1) Train Shots by Vanessa Blakeslee – A wonderful collection of deep, probing new stories by an up and coming writer and fellow Vermont College of Fine Arts grad. In fact, Vanessa and I spent many a nights together sipping our wine and dreaming of futures as writers. For her, this dream has become a reality.

2) Where the God of Love Hangs Out by Amy Bloom – another fellow VCFA grad and I are currently reading this collection together to deconstruct and marvel over Bloom’s sentences. Consider the opening to the first story: “At two o’clock in the morning, no one is to blame. We’d been watching CNN, one scene of disaster leading to the next…” And yes CNN is not of course the only place withe disasters.

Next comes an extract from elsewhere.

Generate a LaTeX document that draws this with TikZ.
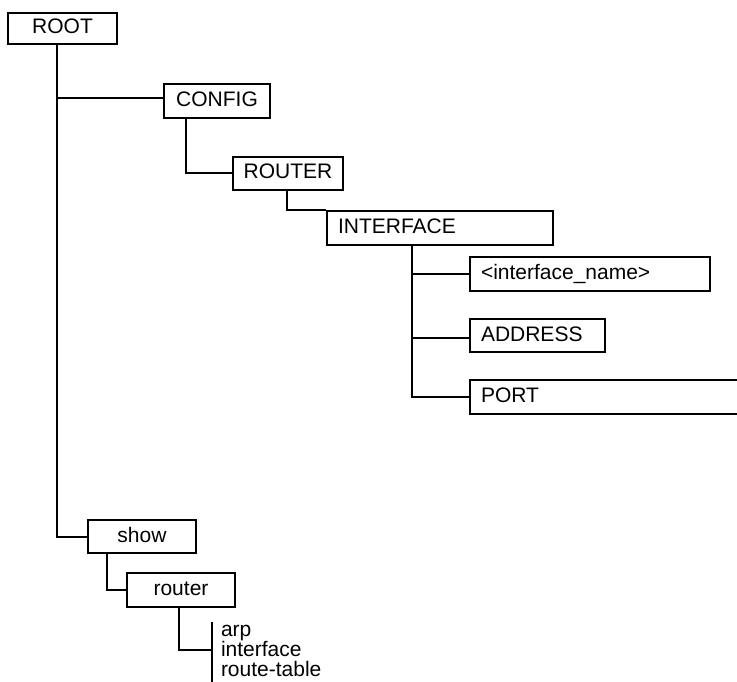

3) Flash Fiction: 72 Very Short Stories – Edited by, Tom Hazuka, Denise Thomas and James Thomas – And during my time at VCFA I found that my preferred form of storytelling is what they call flash fiction or short shorts. This is one of my bibles that I carry around with me for inspiration if I want to jump-start my writing. With a six hour flight ahead of me SANS KIDS I am hoping to feel inspired to do some creative writing.

4) Me Before You by Jojo Moyes  – This one needs no introduction, seems like everyone is reading or has read. I actually just finished it last night after taking this picture. Definitely a page-turner and more about the story than the writing, but a favorite of many people I’m close with, and I look forward to discussing it more with them.

5) Diane Arbus: A Biography by Patricia Bosworth. Last Saturday I had a dreamy day in the city meandering in and out of museums and galleries and found myself at an Arbus exhibit at the Gagosian Gallery. I’ve always been intrigued by Arbus and her work. I want to know how an Upper East Side prep school girl turned artsy photographer could end her life so tragically while still in her prime. I am not usually a lover of biographies but Bosworth is a Vanity Fair contributing editor and knows how to tell this story so that you forget what you’re reading is not fiction.